Situated Brushing and Linking in Virtual and Augmented Reality
Carlos Quijano-Chavez, Benjamin Lee, Nina Doerr, Wolfgang Büschel, Michael Sedlmair, Dieter Schmalstieg
TL;DR
This paper investigates brushing and linking in situated analytics by comparing AR and VR in a real-space supermarket scenario using a video see-through display. It evaluates three highlighting techniques—Outline (O), Animated Outline (A), and Animated Outline with Visual Links (L)—across three task types with 40 participants, revealing that AR generally improves time and accuracy for selection tasks, while the effectiveness of techniques depends on condition.

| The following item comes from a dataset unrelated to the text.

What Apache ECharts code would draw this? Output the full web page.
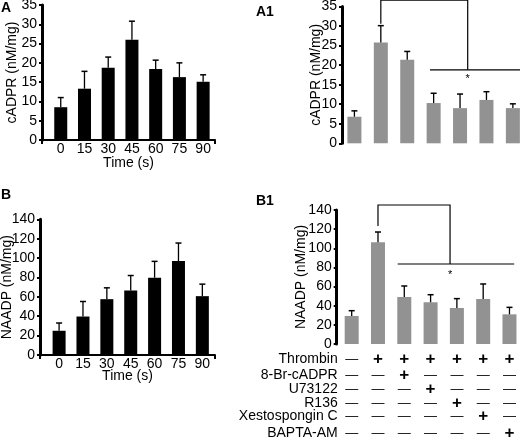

Animated linking speeds task completion in VR but can reduce accuracy, and visual links are preferred yet prone to occlusion, highlighting important design trade-offs for integrating digital content with physical referents. The findings provide actionable guidance for AR/VR interface design in situated analytics, including guidance on link routing, animation, and realism constraints when simulating AR in VR. The work also discusses limitations such as realistic fidelity of AR stimuli and device-dependent effects, informing future research on adaptable, clutter-aware highlighting in immersive analytics.
Abstract
In traditional visual analysis, brushing and linking is commonly used to visually connect multiple views using highlighting techniques. However, brushing and linking has rarely been used in situated analytics, which uses visualizations to analyze data in the context of physical referents. In situated analytics, data representations must be visually linked to real-world objects. Previous work has assessed situated brushing and linking in a virtual reality simulation of a supermarket scenario. Here, we replicate and extend the previous approach by studying brushing and linking in an actual physical space with augmented reality, while further improving the highlighting techniques. Using a video see-through display, we compare augmented reality with virtual reality. Results suggest that AR performs better in time and accuracy, but the effectiveness of the techniques varies by condition. These results provide a new framing of how the real-world stimuli matter in situated analytics.